Work to be completed:
Write out the data again exactly, skipping every picture.

-*-*-

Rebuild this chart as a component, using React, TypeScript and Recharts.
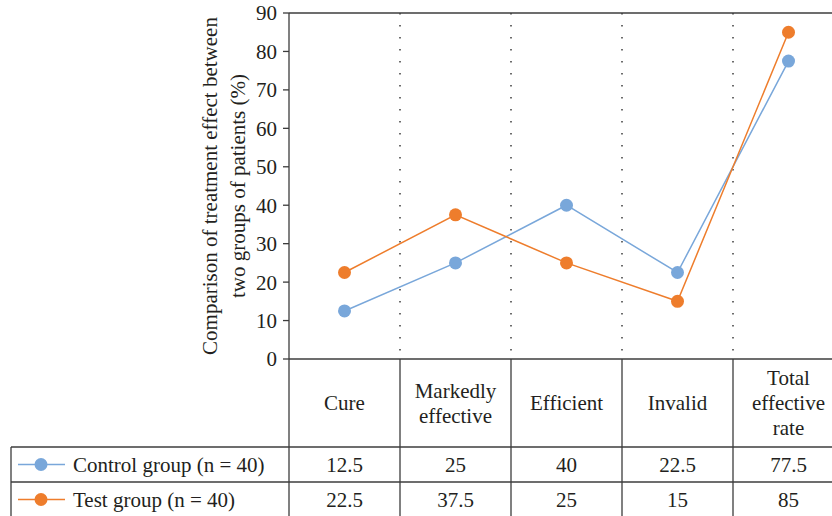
import { LineChart, Line, XAxis, YAxis, CartesianGrid, ReferenceLine } from 'recharts'

const CATEGORIES = ['Cure', 'Markedly\neffective', 'Efficient', 'Invalid', 'Total\neffective\nrate']
const CONTROL = [12.5, 25, 40, 22.5, 77.5]
const TEST = [22.5, 37.5, 25, 15, 85]
const Y_TICKS = [0, 10, 20, 30, 40, 50, 60, 70, 80, 90]
const SERIES = [
  { key: 'control', name: 'Control group (n = 40)', color: '#79a7da', values: CONTROL },
  { key: 'test', name: 'Test group (n = 40)', color: '#ee7d2c', values: TEST },
]

const DATA = CATEGORIES.map((cat, i) => ({ cat, control: CONTROL[i], test: TEST[i] }))

const FONT = "'Liberation Serif', 'DejaVu Serif', serif"
const FS = 21
const INK = '#3c3c3c'
const TEXT = '#231f20'
const CHART_W = 844
const CHART_H = 516
const Y_W = 289
const TOP = 13
const X_H = 157
const BAND = (CHART_W - Y_W) / CATEGORIES.length
const HEADER_H = 88
const ROW_H = 35
const TABLE_LEFT = 11

function TableTick(props: any) {
  const { x, y, index } = props
  const left = x - BAND / 2
  const right = x + BAND / 2
  const lines = CATEGORIES[index].split('\n')
  const lh = 25
  const headMid = y + HEADER_H / 2
  const r1 = y + HEADER_H
  const r2 = r1 + ROW_H
  const r3 = r2 + ROW_H
  return (
    <g fontFamily={FONT} fontSize={FS} fill={TEXT}>
      {lines.map((l, k) => (
        <text key={k} x={x} y={headMid + (k - (lines.length - 1) / 2) * lh} textAnchor="middle" dominantBaseline="central">
          {l}
        </text>
      ))}
      {SERIES.map((s, k) => (
        <text key={s.key} x={x} y={r1 + ROW_H * k + ROW_H / 2} textAnchor="middle" dominantBaseline="central">
          {s.values[index]}
        </text>
      ))}
      <line x1={right} x2={right} y1={y} y2={r3} stroke={INK} strokeWidth={1.3} />
      {index === 0 && <line x1={left} x2={left} y1={y} y2={r3} stroke={INK} strokeWidth={1.3} />}
      <line x1={left} x2={right} y1={r1} y2={r1} stroke={INK} strokeWidth={1.3} />
      <line x1={left} x2={right} y1={r2} y2={r2} stroke={INK} strokeWidth={1.3} />
      {index === 0 && (
        <g>
          <line x1={TABLE_LEFT} x2={left} y1={r1} y2={r1} stroke={INK} strokeWidth={1.3} />
          <line x1={TABLE_LEFT} x2={left} y1={r2} y2={r2} stroke={INK} strokeWidth={1.3} />
          <line x1={TABLE_LEFT} x2={TABLE_LEFT} y1={r1} y2={r3} stroke={INK} strokeWidth={1.3} />
          {SERIES.map((s, k) => {
            const cy = r1 + ROW_H * k + ROW_H / 2
            return (
              <g key={s.key}>
                <line x1={TABLE_LEFT + 7} x2={TABLE_LEFT + 54} y1={cy} y2={cy} stroke={s.color} strokeWidth={1.5} />
                <circle cx={TABLE_LEFT + 30} cy={cy} r={6.5} fill={s.color} />
                <text x={TABLE_LEFT + 62} y={cy} dominantBaseline="central" textAnchor="start">
                  {s.name}
                </text>
              </g>
            )
          })}
        </g>
      )}
    </g>
  )
}

function AxisTitle(props: any) {
  const { viewBox } = props
  const cy = viewBox.y + viewBox.height / 2
  const lines = ['Comparison of treatment effect between', 'two groups of patients (%)']
  const xs = [210, 238]
  return (
    <g fontFamily={FONT} fontSize={FS} fill={TEXT}>
      {lines.map((l, k) => (
        <text key={k} x={xs[k]} y={cy} textAnchor="middle" dominantBaseline="central" transform={`rotate(-90 ${xs[k]} ${cy})`}>
          {l}
        </text>
      ))}
    </g>
  )
}

export default function App() {
  return (
    <div style={{ position: 'absolute', left: 0, top: 0, width: 832, height: 516, overflow: 'hidden', background: '#fff' }}>
      <LineChart width={CHART_W} height={CHART_H} data={DATA} margin={{ top: TOP, right: 0, bottom: 0, left: 0 }}>
        <CartesianGrid
          horizontal={false}
          stroke="#1e1e1e"
          strokeWidth={1.3}
          strokeDasharray="1.5 10.5"
          verticalCoordinatesGenerator={({ offset }: any) =>
            CATEGORIES.slice(1).map((_, i) => offset.left + BAND * (i + 1))
          }
        />
        <ReferenceLine y={90} stroke={INK} strokeWidth={1.3} />
        <XAxis dataKey="cat" scale="band" interval={0} height={X_H} tickLine={false} tickSize={0} tickMargin={0} axisLine={{ stroke: INK, strokeWidth: 1.3 }} tick={<TableTick />} />
        <YAxis
          width={Y_W}
          domain={[0, 90]}
          ticks={Y_TICKS}
          interval={0}
          tickSize={6}
          tickMargin={6}
          axisLine={{ stroke: INK, strokeWidth: 1.3 }}
          tickLine={{ stroke: INK, strokeWidth: 1.3 }}
          tick={{ fontFamily: FONT, fontSize: FS, fill: TEXT }}
          label={<AxisTitle />}
        />
        {SERIES.map((s) => (
          <Line
            key={s.key}
            dataKey={s.key}
            name={s.name}
            stroke={s.color}
            strokeWidth={1.5}
            dot={{ r: 6.5, fill: s.color, stroke: s.color, strokeWidth: 0 }}
            activeDot={false}
            isAnimationActive={false}
          />
        ))}
      </LineChart>
    </div>
  )
}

-*-*-

Result for this task:
Rebuild this chart as a component, using React, TypeScript and Recharts.
import { LineChart, Line, XAxis, YAxis, CartesianGrid, ReferenceLine } from 'recharts'

const CATEGORIES = ['Cure', 'Markedly\neffective', 'Efficient', 'Invalid', 'Total\neffective\nrate']
const CONTROL = [12.5, 25, 40, 22.5, 77.5]
const TEST = [22.5, 37.5, 25, 15, 85]
const Y_TICKS = [0, 10, 20, 30, 40, 50, 60, 70, 80, 90]
const SERIES = [
  { key: 'control', name: 'Control group (n = 40)', color: '#79a7da', values: CONTROL },
  { key: 'test', name: 'Test group (n = 40)', color: '#ee7d2c', values: TEST },
]

const DATA = CATEGORIES.map((cat, i) => ({ cat, control: CONTROL[i], test: TEST[i] }))

const FONT = "'Liberation Serif', 'DejaVu Serif', serif"
const FS = 21
const INK = '#3c3c3c'
const TEXT = '#231f20'
const CHART_W = 844
const CHART_H = 516
const Y_W = 289
const TOP = 13
const X_H = 157
const BAND = (CHART_W - Y_W) / CATEGORIES.length
const HEADER_H = 88
const ROW_H = 35
const TABLE_LEFT = 11

function TableTick(props: any) {
  const { x, y, index } = props
  const left = x - BAND / 2
  const right = x + BAND / 2
  const lines = CATEGORIES[index].split('\n')
  const lh = 25
  const headMid = y + HEADER_H / 2
  const r1 = y + HEADER_H
  const r2 = r1 + ROW_H
  const r3 = r2 + ROW_H
  return (
    <g fontFamily={FONT} fontSize={FS} fill={TEXT}>
      {lines.map((l, k) => (
        <text key={k} x={x} y={headMid + (k - (lines.length - 1) / 2) * lh} textAnchor="middle" dominantBaseline="central">
          {l}
        </text>
      ))}
      {SERIES.map((s, k) => (
        <text key={s.key} x={x} y={r1 + ROW_H * k + ROW_H / 2} textAnchor="middle" dominantBaseline="central">
          {s.values[index]}
        </text>
      ))}
      <line x1={right} x2={right} y1={y} y2={r3} stroke={INK} strokeWidth={1.3} />
      {index === 0 && <line x1={left} x2={left} y1={y} y2={r3} stroke={INK} strokeWidth={1.3} />}
      <line x1={left} x2={right} y1={r1} y2={r1} stroke={INK} strokeWidth={1.3} />
      <line x1={left} x2={right} y1={r2} y2={r2} stroke={INK} strokeWidth={1.3} />
      {index === 0 && (
        <g>
          <line x1={TABLE_LEFT} x2={left} y1={r1} y2={r1} stroke={INK} strokeWidth={1.3} />
          <line x1={TABLE_LEFT} x2={left} y1={r2} y2={r2} stroke={INK} strokeWidth={1.3} />
          <line x1={TABLE_LEFT} x2={TABLE_LEFT} y1={r1} y2={r3} stroke={INK} strokeWidth={1.3} />
          {SERIES.map((s, k) => {
            const cy = r1 + ROW_H * k + ROW_H / 2
            return (
              <g key={s.key}>
                <line x1={TABLE_LEFT + 7} x2={TABLE_LEFT + 54} y1={cy} y2={cy} stroke={s.color} strokeWidth={1.5} />
                <circle cx={TABLE_LEFT + 30} cy={cy} r={6.5} fill={s.color} />
                <text x={TABLE_LEFT + 62} y={cy} dominantBaseline="central" textAnchor="start">
                  {s.name}
                </text>
              </g>
            )
          })}
        </g>
      )}
    </g>
  )
}

function AxisTitle(props: any) {
  const { viewBox } = props
  const cy = viewBox.y + viewBox.height / 2
  const lines = ['Comparison of treatment effect between', 'two groups of patients (%)']
  const xs = [210, 238]
  return (
    <g fontFamily={FONT} fontSize={FS} fill={TEXT}>
      {lines.map((l, k) => (
        <text key={k} x={xs[k]} y={cy} textAnchor="middle" dominantBaseline="central" transform={`rotate(-90 ${xs[k]} ${cy})`}>
          {l}
        </text>
      ))}
    </g>
  )
}

export default function App() {
  return (
    <div style={{ position: 'absolute', left: 0, top: 0, width: 832, height: 516, overflow: 'hidden', background: '#fff' }}>
      <LineChart width={CHART_W} height={CHART_H} data={DATA} margin={{ top: TOP, right: 0, bottom: 0, left: 0 }}>
        <CartesianGrid
          horizontal={false}
          stroke="#1e1e1e"
          strokeWidth={1.3}
          strokeDasharray="1.5 10.5"
          verticalCoordinatesGenerator={({ offset }: any) =>
            CATEGORIES.slice(1).map((_, i) => offset.left + BAND * (i + 1))
          }
        />
        <ReferenceLine y={90} stroke={INK} strokeWidth={1.3} />
        <XAxis dataKey="cat" scale="band" interval={0} height={X_H} tickLine={false} tickSize={0} tickMargin={0} axisLine={{ stroke: INK, strokeWidth: 1.3 }} tick={<TableTick />} />
        <YAxis
          width={Y_W}
          domain={[0, 90]}
          ticks={Y_TICKS}
          interval={0}
          tickSize={6}
          tickMargin={6}
          axisLine={{ stroke: INK, strokeWidth: 1.3 }}
          tickLine={{ stroke: INK, strokeWidth: 1.3 }}
          tick={{ fontFamily: FONT, fontSize: FS, fill: TEXT }}
          label={<AxisTitle />}
        />
        {SERIES.map((s) => (
          <Line
            key={s.key}
            dataKey={s.key}
            name={s.name}
            stroke={s.color}
            strokeWidth={1.5}
            dot={{ r: 6.5, fill: s.color, stroke: s.color, strokeWidth: 0 }}
            activeDot={false}
            isAnimationActive={false}
          />
        ))}
      </LineChart>
    </div>
  )
}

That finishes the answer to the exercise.